Closer to finishing a stage... fish and coral monitoring moving forward, diving courses advancing and more incidental sightings!!

We are nearing the end of phase. It is amazing that eleven weeks have gone so fast, time flies when everyone is having such a fantastic time. Against all the challenges the weather has thrown at us this phase, both fish and coral monitoring has begun and data

is being collected. So a huge congratulations goes to all those who are now successfully monitoring.

More congratulations go to all those who have successfully completed their rescue course, and are now qualified rescue divers. With one rescue course complete another rescue course is beginning. However, due to the dreaded wind we have had to visit Casa Cenote to start the course. After 5 hours in the water practicing tows and how to rescue panicked and tired divers, we went for a relaxing dive to finish and were lucky enough to see Tarpon, huge fish about 2ft long, and a night heron stalking what looked like a huge red crab but turned out to be a shoal of fish. This Cenote is a haven for wildlife the abundance of which is astounding. Also congratulations to all the newly qualified open water divers, who are now undertaking their advanced course.
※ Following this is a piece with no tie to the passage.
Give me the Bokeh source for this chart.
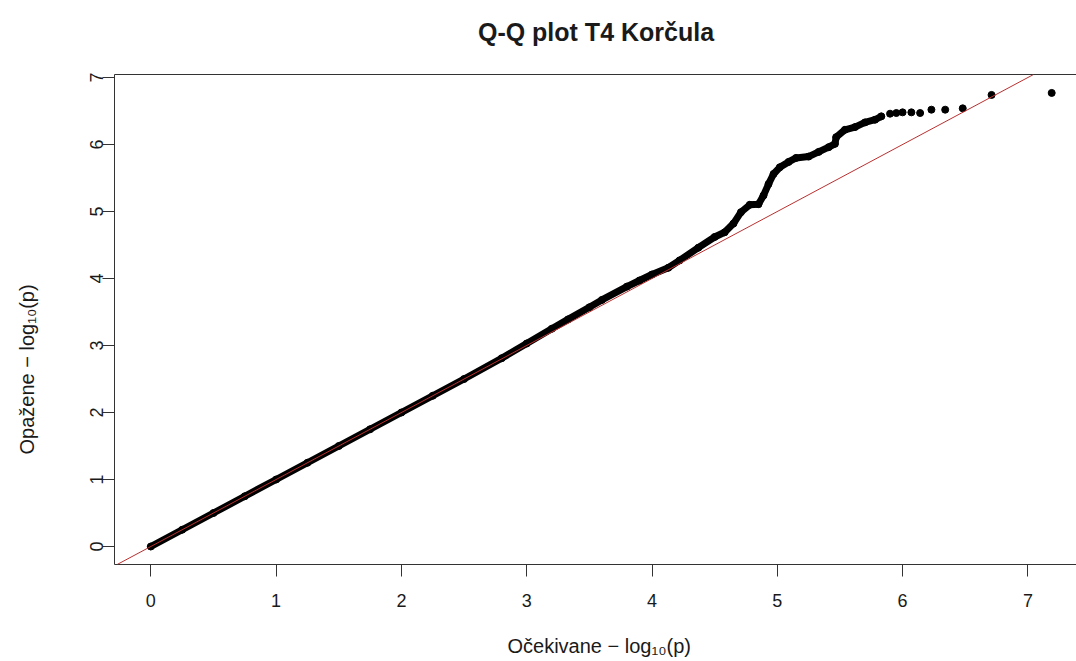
from bokeh.plotting import figure
from bokeh.models import (Slope, Title, FixedTicker, LinearAxis, Range1d,
                          ColumnDataSource)
from bokeh.embed import file_html
from bokeh.resources import INLINE

expected = [0.00, 0.25, 0.50, 0.75, 1.00, 1.25, 1.50, 1.75, 2.00, 2.25, 2.50,
            2.80, 3.00, 3.20, 3.33, 3.50, 3.60, 3.80, 3.90, 4.00, 4.13, 4.22,
            4.37, 4.50, 4.58, 4.65, 4.71, 4.78, 4.85, 4.89, 4.93, 4.97, 5.02,
            5.09, 5.15, 5.25, 5.33, 5.41, 5.46, 5.47, 5.54, 5.62, 5.70, 5.78,
            5.83, 5.90, 5.95, 6.00, 6.07, 6.14, 6.23, 6.34, 6.48, 6.71, 7.19]
observed = [0.00, 0.25, 0.50, 0.75, 1.00, 1.25, 1.50, 1.75, 2.00, 2.25, 2.50,
            2.81, 3.03, 3.25, 3.39, 3.57, 3.68, 3.88, 3.97, 4.06, 4.16, 4.27,
            4.46, 4.62, 4.69, 4.82, 4.99, 5.10, 5.11, 5.24, 5.41, 5.56, 5.66,
            5.74, 5.80, 5.82, 5.89, 5.96, 6.01, 6.11, 6.22, 6.26, 6.33, 6.37,
            6.42, 6.46, 6.47, 6.48, 6.48, 6.47, 6.52, 6.52, 6.54, 6.74, 6.77]
dense_limit = 5.83          # up to here the points overlap into a solid band
x_ticks = [0, 1, 2, 3, 4, 5, 6, 7]
y_ticks = [0, 1, 2, 3, 4, 5, 6, 7]

title_text = "Q-Q plot T4 Korčula"
x_title = "Očekivane \u2212 log\u2081\u2080(p)"
y_title = "Opažene \u2212 log\u2081\u2080(p)"

FONT = "Liberation Sans"
INK = "#1a1a1a"
BOX = "#333333"

src = ColumnDataSource(dict(x=expected, y=observed))
band = ColumnDataSource(dict(
    x=[e for e in expected if e <= dense_limit],
    y=[o for e, o in zip(expected, observed) if e <= dense_limit]))

p = figure(frame_width=963, frame_height=490,
           x_range=Range1d(-0.29, 7.396), y_range=Range1d(-0.2687, 7.045),
           output_backend="svg", toolbar_location=None,
           min_border_left=113, min_border_right=0,
           min_border_top=74, min_border_bottom=97,
           outline_line_color=None, background_fill_color="white",
           border_fill_color="white")
p.grid.visible = False

# title
p.title.text = title_text
p.title.align = "center"
p.title.text_font = FONT
p.title.text_font_style = "bold"
p.title.text_font_size = "25px"
p.title.text_color = INK
p.title.standoff = 30

# axes
for ax, ticks in ((p.xaxis[0], x_ticks), (p.yaxis[0], y_ticks)):
    ax.ticker = FixedTicker(ticks=ticks)
    ax.minor_tick_line_color = None
    ax.major_tick_in = 0
    ax.major_tick_out = 12
    ax.major_tick_line_color = BOX
    ax.axis_line_color = BOX
    ax.major_label_text_font = FONT
    ax.major_label_text_font_size = "18px"
    ax.major_label_text_color = INK
p.xaxis[0].major_label_standoff = 17
p.yaxis[0].major_label_standoff = -1
p.yaxis[0].major_label_orientation = "parallel"
# blank axis labels only reserve room so the titles can sit further out
p.yaxis[0].axis_label = " "
p.yaxis[0].axis_label_text_font_size = "20px"
p.yaxis[0].axis_label_standoff = 12
p.xaxis[0].axis_label = " "
p.xaxis[0].axis_label_text_font_size = "18px"
p.xaxis[0].axis_label_standoff = 0

top = LinearAxis(ticker=FixedTicker(ticks=[]), major_tick_out=0,
                 major_tick_in=0, minor_tick_line_color=None,
                 axis_line_color=BOX, major_label_text_alpha=0,
                 axis_label=" ", axis_label_text_font_size="10px",
                 axis_label_standoff=0)
p.add_layout(top, "above")

# axis titles
p.add_layout(Title(text=x_title, align="left", offset=393, standoff=0,
                   text_font=FONT, text_font_size="20px",
                   text_font_style="normal", text_color=INK), "below")
p.add_layout(Title(text=y_title, align="left", offset=110, standoff=26,
                   text_font=FONT, text_font_size="20px",
                   text_font_style="normal", text_color=INK), "left")

# points
p.line("x", "y", source=band, line_color="black", line_width=7,
       line_cap="round", line_join="round")
p.scatter("x", "y", source=src, size=7, fill_color="black",
          line_color="black")

# reference y = x line
p.add_layout(Slope(gradient=1, y_intercept=0, line_color="#b83030",
                   line_width=1))

open("out.html", "w").write(file_html(p, INLINE))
There have been a few more incidental sightings, numerous species of ray, and moray eels have been seen. Weather wise we have managed to dive most days. However, there have been some exciting tropical storms throughout this week. In order to pass the time a treasure hunt was organized. Four teams followed cryptic clues which took them to the remotest corners of base, in search of rare and wonderful objects, namely clothing, coconuts and sea shells. In the end the contest was so tight it could only be resolved by a thrilling game of spinny pole.

We have also had a productive week in which the wall mural has begun to take shape, the background and the start of the coral reef are coming along well. There is still a huge amount of wall to paint but it is getting there, Thank you to everyone who has lent

a helping hand. Alongside which a raft was constructed, it was made of bamboo poles and many many lengths of rope. Amazingly it worked, managing to support four people successfully and we paddled it using the end of palm leaves which make surprisingly efficient paddles.

Tuesday was a sad sad day when we were forced to say goodbye to Robbie and stick him on the plane back to bonny old England. We are already missing you so much mate, hope it is not to cold. Holly is unfortunately leaving us tomorrow for a two week holiday so we will have to have a big send off on Friday night.